The ‘Yes’ vote in parliament, by 50 to 31, shores up political backing for Prime Minister Alenka Bratusek’s disparate alliance as the republic struggles with its biggest crisis since it broke away from Yugoslavia 22 years ago.
But her government could yet have to turn to the European Union and International Monetary Fund for help if external stress tests reveal it has not budgeted enough to resolve the bad loan crisis afflicting Slovenia’s mainly state-run banks.
The test results are due in a month.
Slovenia’s 35-billion-euro economy accounts for only a small fraction of the 17-nation euro zone, but another bailout following that of Cyprus in March would further dent confidence in the bloc’s ability to resolve its government debt crisis.
The government wants to raise taxes, cut spending and sell off more than a dozen state-controlled companies.
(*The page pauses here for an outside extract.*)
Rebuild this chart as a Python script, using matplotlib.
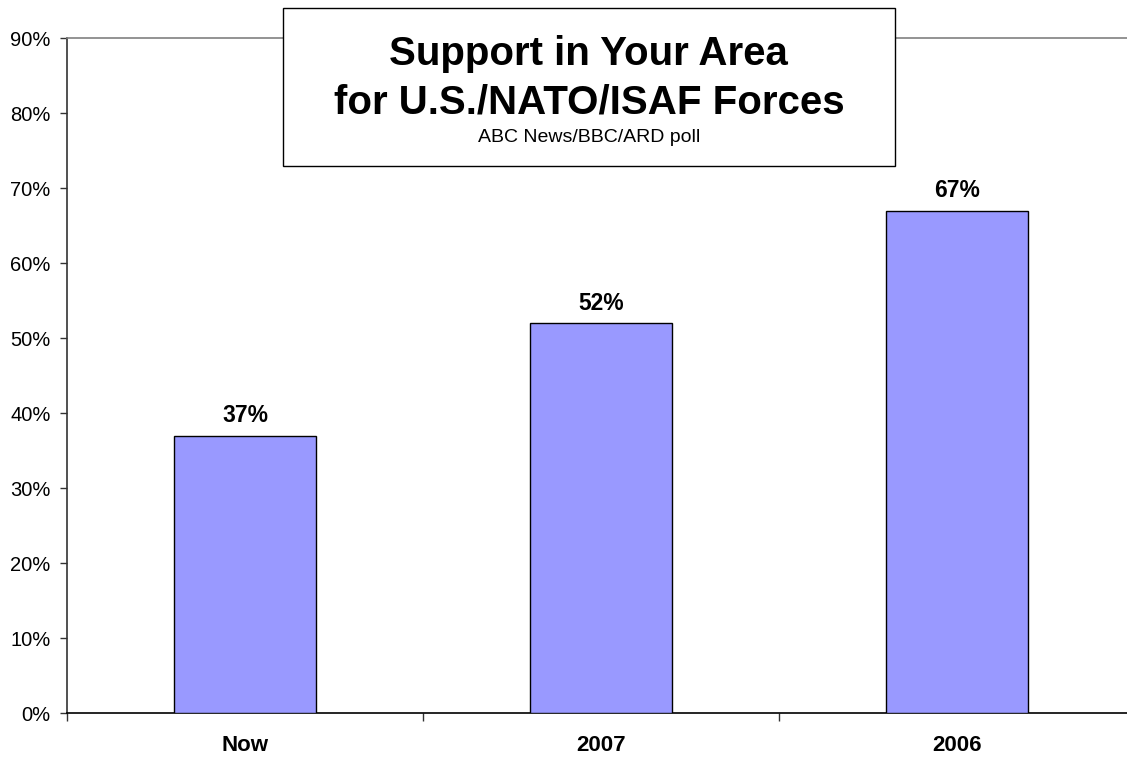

It has linked Thursday’s vote to amendments to the 2014 budget, which focus on taxes on real estate.
But Slovenia’s success in averting an EU/IMF bailout - and the painful conditions and oversight that come with it - hinges on the cost of cleaning up an estimated 7.9 billion euros ($10.6 billion) of bad loans, equivalent to more than a fifth of economic output.
“The vote of confidence did not erase the possibility of a bailout which depends upon what stress test results will show,” Marko Rozman from the treasury department of Dezelna Banka said.
“In my view it would be sensible to ask for external help as that would be much cheaper than raising money on the market,” he added.
But Bratusek once again rejected bailout speculation.
“I promised to do everything to enable us (Slovenia) to solve our problems ourselves and that is exactly what we are doing,” she told parliament after the vote.
Non-performing loans soared with the onset of the global financial crisis, when Slovenian exports, which are the main drive of the small economy, hit a wall.
The country, once held up as a trailblazer for the rest of ex-communist eastern Europe, fell into a new recession last year amid lower export demand, credit crunch and a fall of domestic spending caused by budget cuts.
The government plans to inject fresh capital into the banks later this year or in early 2014, after the results of the stress tests are published, probably on December 13.
It has earmarked 1.2 billion euros for the recapitalisation, but the real cost may prove far higher. Credit rating agency Fitch last week hiked its estimate from 2.8 billion euros to 4.6 billion euros, which would be hard for the government to raise without help from the ‘troika’ of official lenders who have been bailing out euro zone debtors.
The audit has delayed for six months a plan to ring-fence bad loans at Slovenia’s biggest state banks, while continuing economic contraction will have only made the problem worse. The government expects the recession to last until late 2014.
Under the amended budget, Slovenia’s central budget deficit, without the bank recapitalisation, would fall to 2.9 percent of GDP in 2014 from 4 percent seen this year. The European Commission, however, says that with the capital injection the shortfall could reach 7.1 percent next year.
The parliament also adopted a 2015 budget plan according to which central government deficit would fall to 2.5 percent of GDP in that year.